All of these represented significant advantages which the new system held over its predecessor. They were, however, counterbalanced by a number of defects in the system, none of them adequately perceived at the time, which were in practice to prevent the new organisation from working in the way the blueprint laid down in the Charter suggested.

First, that blueprint presupposed that all disputes which arose among states could be neatly subdivided into the minority in which the great powers were 'parties', which the organisation would not be equipped to deal with (or, at least, could not employ enforcement powers to meet), and the great majority effecting the mass of smaller states, over which the organisation could act effectively - led, it was hoped, by the five permanent members, which, having no direct interest in the affair, could agree on the solution required. But no means was laid down for determining whether or not a great power was a 'party' to a dispute in a particular case. In any case, the distinction proposed altogether underestimated the contraction of the world that had taken place over the previous decade or two and the extent to which, therefore, the great powers would normally be parties to all disputes occurring.
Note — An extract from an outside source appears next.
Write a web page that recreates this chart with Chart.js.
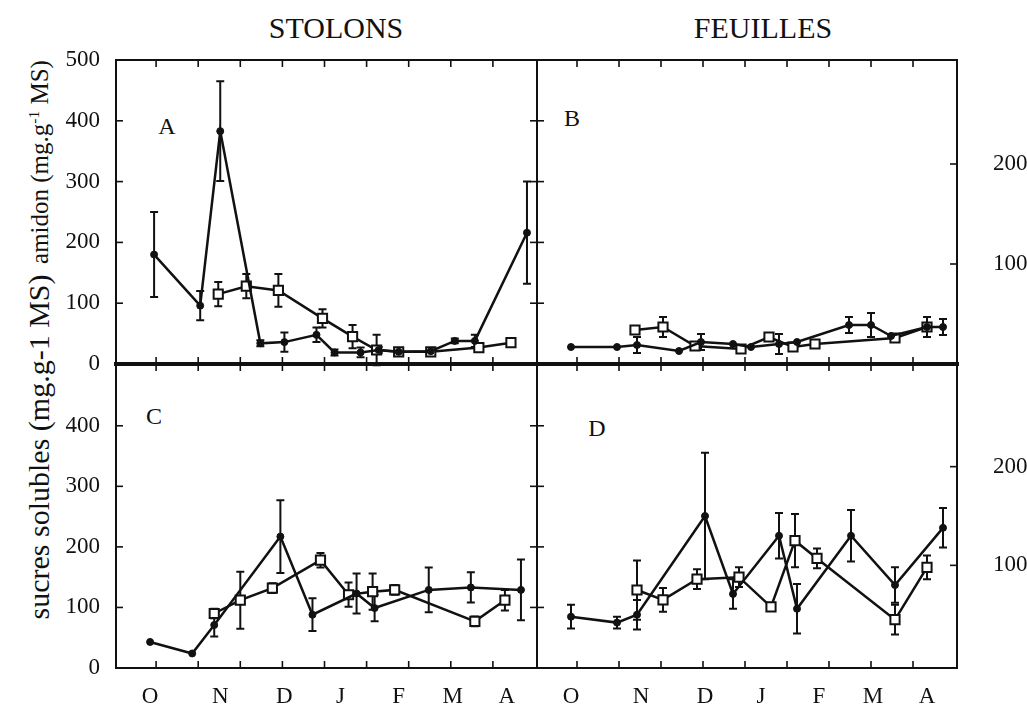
<!DOCTYPE html>
<html><head><meta charset="utf-8">
<script src="https://cdn.jsdelivr.net/npm/chart.js@4.4.1/dist/chart.umd.min.js"></script>
<style>
html,body{margin:0;padding:0;background:#fff;}
body{width:1027px;height:705px;overflow:hidden;position:relative;font-family:"Liberation Serif","Times New Roman",serif;color:#111;}
canvas{position:absolute;}
.t{position:absolute;white-space:nowrap;line-height:1;transform:translate(-50%,-50%);}
.r{position:absolute;white-space:nowrap;line-height:1;transform:translate(-50%,-50%) rotate(-90deg);}
sup{font-size:0.62em;vertical-align:0.55em;}
</style></head><body>
<div class="t" style="left:336px;top:28px;font-size:30px;">STOLONS</div>
<div class="t" style="left:763px;top:28px;font-size:30px;">FEUILLES</div>
<div class="r" style="left:39px;top:162px;font-size:25px;">amidon (mg.g<sup>-1</sup> MS)</div>
<div class="r" style="left:39px;top:447px;font-size:30px;">sucres solubles (mg.g-1 MS)</div>
<div class="t" style="left:167px;top:126px;font-size:24px;">A</div>
<div class="t" style="left:572px;top:118px;font-size:24px;">B</div>
<div class="t" style="left:154px;top:416px;font-size:24px;">C</div>
<div class="t" style="left:597px;top:428px;font-size:24px;">D</div>

<canvas id="cA" width="543" height="370" style="left:0;top:0;width:543px;height:370px"></canvas>
<canvas id="cB" width="497" height="370" style="left:530px;top:0;width:497px;height:370px"></canvas>
<canvas id="cC" width="543" height="347" style="left:0;top:358px;width:543px;height:347px"></canvas>
<canvas id="cD" width="497" height="347" style="left:530px;top:358px;width:497px;height:347px"></canvas>

<script>
// ---------- axis definitions ----------
const monthLabels = ['O','N','D','J','F','M','A'];
const monthPos    = [17, 52, 84, 112, 141, 168, 195];      // days from start of season
const xTickDays   = [20, 41, 62, 83, 104, 125, 146, 167, 188];
const xMin = 0, xMax = 210;
const yTicksStolonsA = [0, 100, 200, 300, 400, 500];
const yTicksStolonsC = [0, 100, 200, 300, 400];
const yTicksFeuilles = [100, 200];

// ---------- A : amidon, stolons ----------
const xA1 = [19, 42, 52, 72, 84, 100, 109, 122, 131, 141, 157, 169, 179, 205];
const yA1 = [180, 96, 383, 34, 36, 48, 19, 19, 23, 20, 21, 38, 38, 216];
const eA1 = [70, 24, 82, 5, 16, 12, 5, 8, 5, 4, 4, 4, 10, 84];
const xA2 = [51, 65, 81, 103, 118, 130, 141, 157, 181, 197];
const yA2 = [115, 128, 121, 75, 45, 23, 20, 20, 27, 35];
const eA2 = [20, 20, 27, 15, 19, 25, 4, 4, 5, 0];

// ---------- B : amidon, feuilles ----------
const xB1 = [17, 40, 50, 71, 82, 98, 107, 121, 130, 156, 167, 177, 195, 203];
const yB1 = [17, 17, 19, 13, 22, 20, 17, 20, 22, 39, 39, 28, 37, 37];
const eB1 = [0, 0, 8, 0, 8, 0, 0, 10, 0, 8, 12, 0, 10, 8];
const xB2 = [49, 63, 79, 102, 116, 128, 139, 179, 195];
const yB2 = [34, 37, 18, 15, 27, 17, 20, 26, 37];
const eB2 = [0, 10, 0, 0, 0, 0, 0, 0, 0];

// ---------- C : sucres solubles, stolons ----------
const xC1 = [17, 38, 49, 82, 98, 120, 129, 156, 177, 202];
const yC1 = [43, 24, 71, 217, 88, 123, 99, 129, 133, 129];
const eC1 = [0, 0, 19, 60, 27, 33, 22, 37, 25, 50];
const xC2 = [49, 62, 78, 102, 116, 128, 139, 179, 194];
const yC2 = [90, 112, 132, 178, 121, 126, 129, 77, 112];
const eC2 = [8, 47, 8, 12, 20, 30, 8, 8, 17];

// ---------- D : sucres solubles, feuilles ----------
const xD1 = [17, 40, 50, 84, 98, 121, 130, 157, 179, 203];
const yD1 = [48, 42, 50, 150, 71, 130, 56, 130, 80, 138];
const eD1 = [12, 6, 15, 64, 15, 23, 25, 26, 18, 20];
const xD2 = [50, 63, 80, 101, 117, 129, 140, 179, 195];
const yD2 = [75, 65, 86, 88, 58, 125, 107, 45, 98];
const eD2 = [30, 12, 10, 10, 0, 27, 10, 15, 12];

const INK = '#111';
const TICK_FONT = 23;
Chart.defaults.font.family = "'Liberation Serif','Times New Roman',serif";
Chart.defaults.color = INK;

const errorBars = {
  id: 'errorBars',
  beforeDatasetsDraw(chart) {
    const ctx = chart.ctx;
    chart.data.datasets.forEach((ds, i) => {
      const meta = chart.getDatasetMeta(i);
      const ys = chart.scales[ds.yAxisID];
      ctx.save();
      ctx.strokeStyle = INK; ctx.lineWidth = 2;
      ds.data.forEach((p, j) => {
        const e = ds.errors[j];
        if (!e) return;
        const x = meta.data[j].x;
        const y1 = ys.getPixelForValue(p.y + e), y2 = ys.getPixelForValue(p.y - e);
        ctx.beginPath();
        ctx.moveTo(x, y1); ctx.lineTo(x, y2);
        ctx.moveTo(x - 4, y1); ctx.lineTo(x + 4, y1);
        ctx.moveTo(x - 4, y2); ctx.lineTo(x + 4, y2);
        ctx.stroke();
      });
      ctx.restore();
    });
  }
};

const frame = {
  id: 'frame',
  afterDraw(chart, args, o) {
    const ctx = chart.ctx, a = chart.chartArea;
    ctx.save();
    ctx.strokeStyle = INK; ctx.lineCap = 'square';
    const line = (x1, y1, x2, y2, w) => { ctx.lineWidth = w; ctx.beginPath(); ctx.moveTo(x1, y1); ctx.lineTo(x2, y2); ctx.stroke(); };
    line(a.left, a.top, a.right, a.top, o.topW);
    line(a.left, a.bottom, a.right, a.bottom, o.bottomW);
    line(a.left, a.top, a.left, a.bottom, 2);
    line(a.right, a.top, a.right, a.bottom, 2);
    ctx.lineCap = 'butt';
    const L = 7;
    const sl = chart.scales[o.leftScale], sr = chart.scales[o.rightScale], sx = chart.scales.x;
    o.leftVals.forEach(v => { const p = sl.getPixelForValue(v); if (p > a.top + 2 && p < a.bottom - 2) line(a.left, p, a.left + L, p, 1.6); });
    o.rightVals.forEach(v => { const p = sr.getPixelForValue(v); if (p > a.top + 2 && p < a.bottom - 2) line(a.right, p, a.right - L, p, 1.6); });
    o.xVals.forEach(v => { const p = sx.getPixelForValue(v); line(p, a.top, p, a.top + L, 1.6); line(p, a.bottom, p, a.bottom - L, 1.6); });
    ctx.restore();
  }
};

function series(xs, ys, errs, open, axis) {
  return {
    data: xs.map((x, i) => ({ x: x, y: ys[i] })),
    errors: errs,
    yAxisID: axis,
    borderColor: INK,
    borderWidth: 2.5,
    backgroundColor: open ? '#fff' : INK,
    pointBackgroundColor: open ? '#fff' : INK,
    pointBorderColor: INK,
    pointBorderWidth: open ? 2 : 1,
    pointStyle: open ? 'rect' : 'circle',
    pointRadius: open ? 6.5 : 3.5,
    fill: false,
    clip: false,
    tension: 0
  };
}

function fixedTicks(vals) { return s => { s.ticks = vals.map(v => ({ value: v })); }; }
function fixSize(dim, size) {
  return s => {
    s[dim] = size;
    s.paddingTop = 0; s.paddingBottom = 0; s.paddingLeft = 0; s.paddingRight = 0;
  };
}

function panel(id, opts) {
  const scales = {
    x: {
      type: 'linear', position: 'bottom', min: xMin, max: xMax,
      grid: { display: false }, border: { display: false },
      afterBuildTicks: fixedTicks(monthPos),
      ticks: {
        display: opts.months, autoSkip: false, maxRotation: 0, padding: 7,
        font: { size: TICK_FONT }, color: INK,
        callback: (v, i) => monthLabels[i]
      },
      afterFit: fixSize('height', opts.months ? 37 : 0)
    },
    y: {
      type: 'linear', position: 'left', min: 0, max: opts.leftMax,
      grid: { display: false }, border: { display: false },
      afterBuildTicks: fixedTicks(opts.leftLabels || []),
      ticks: { display: !!opts.leftLabels, padding: 8, font: { size: TICK_FONT }, color: INK },
      afterFit: fixSize('width', opts.leftLabels ? 116 : 0)
    }
  };
  if (opts.right) {
    scales.y2 = {
      type: 'linear', position: 'right', min: opts.right.min, max: opts.right.max,
      grid: { display: false }, border: { display: false },
      afterBuildTicks: fixedTicks(yTicksFeuilles),
      ticks: { padding: 28, font: { size: TICK_FONT }, color: INK },
      afterFit: fixSize('width', 70)
    };
  }
  return new Chart(document.getElementById(id), {
    type: 'line',
    data: { datasets: opts.datasets },
    options: {
      responsive: false, maintainAspectRatio: false, animation: false,
      layout: { padding: opts.padding, autoPadding: false },
      scales: scales,
      plugins: {
        legend: { display: false }, tooltip: { enabled: false },
        frame: {
          topW: opts.topW, bottomW: opts.bottomW,
          leftScale: 'y', leftVals: yTicksStolonsA,
          rightScale: opts.right ? 'y2' : 'y', rightVals: opts.right ? yTicksFeuilles : yTicksStolonsA,
          xVals: xTickDays
        }
      }
    },
    plugins: [errorBars, frame]
  });
}

panel('cA', {
  months: false, leftMax: 500, leftLabels: yTicksStolonsA,
  padding: { top: 60, right: 6, bottom: 6, left: 0 }, topW: 2, bottomW: 4,
  datasets: [series(xA1, yA1, eA1, false, 'y'), series(xA2, yA2, eA2, true, 'y')]
});
panel('cB', {
  months: false, leftMax: 500, leftLabels: null, right: { min: 0, max: 304 },
  padding: { top: 60, right: 0, bottom: 6, left: 7 }, topW: 2, bottomW: 4,
  datasets: [series(xB1, yB1, eB1, false, 'y2'), series(xB2, yB2, eB2, true, 'y2')]
});
panel('cC', {
  months: true, leftMax: 502, leftLabels: yTicksStolonsC,
  padding: { top: 6, right: 6, bottom: 0, left: 0 }, topW: 4, bottomW: 2,
  datasets: [series(xC1, yC1, eC1, false, 'y'), series(xC2, yC2, eC2, true, 'y')]
});
panel('cD', {
  months: true, leftMax: 502, leftLabels: null, right: { min: -4, max: 304 },
  padding: { top: 6, right: 0, bottom: 0, left: 7 }, topW: 4, bottomW: 2,
  datasets: [series(xD1, yD1, eD1, false, 'y2'), series(xD2, yD2, eD2, true, 'y2')]
});
</script>
</body></html>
The League had been called on to deal with number of 'disputes' between lesser powers - Greece and Bulgaria, Lithuania and Poland, Colombia and Peru, Bolivia and Paraguay - in which the major powers had little interest or influence; and so had been able to act without arousing the concern of those powers for their strategic or political interests. But after the Second World War this was no longer possible. Every dispute that arose, in whatever part of the world, was of direct concern to the great powers and would be judged by them in the light of their own political interests and ideological views. To that extent they were always parties to each dispute. This made a nonsense of the idea suggested in the Charter that the Big Five, while unable to act in disputes among themselves, could easily get together to keep the peace in the wide open spaces beyond their own back doors. From now on the entire world adjoined their own back doors and every issue which arose was of direct concern to them.

Secondly, and for this reason, the idea that the veto power could be carefully restricted, as the Charter proposed, so that great powers would employ it only when their own interests were directly involved, proved equally fallacious. In the new and much smaller world which emerged, the great powers believed that there were no issues which did not affect their interests in some degree; and they thus felt constrained to exercise their veto powers over issues arising far from their own borders which others might well have considered of only marginal interest to them (the fact that it was the Soviet Union which was mainly to use her veto for this purpose was not the effect of a special malevolence or original sin: it was only the Soviet Union which required to use its veto for this purpose, since the other governments were in a majority anyway).

And they proceeded therefore systematically to restrict the category of issues named as 'disputes', where their veto power might be limited. Even in the first two months of the organisation's life, over Azerbaijan and the Levant, the great powers concerned, the Soviet Union, Britain and France, all denied that the cases in question represented 'disputes' to which they were parties. And increasingly, from this point on, the organisation ceased even to attempt to determine whether a particular issue represented a 'dispute', or therefore to apply the provisions of Article 27(3) limiting the veto for parties to a dispute. So the veto became freely available in every case.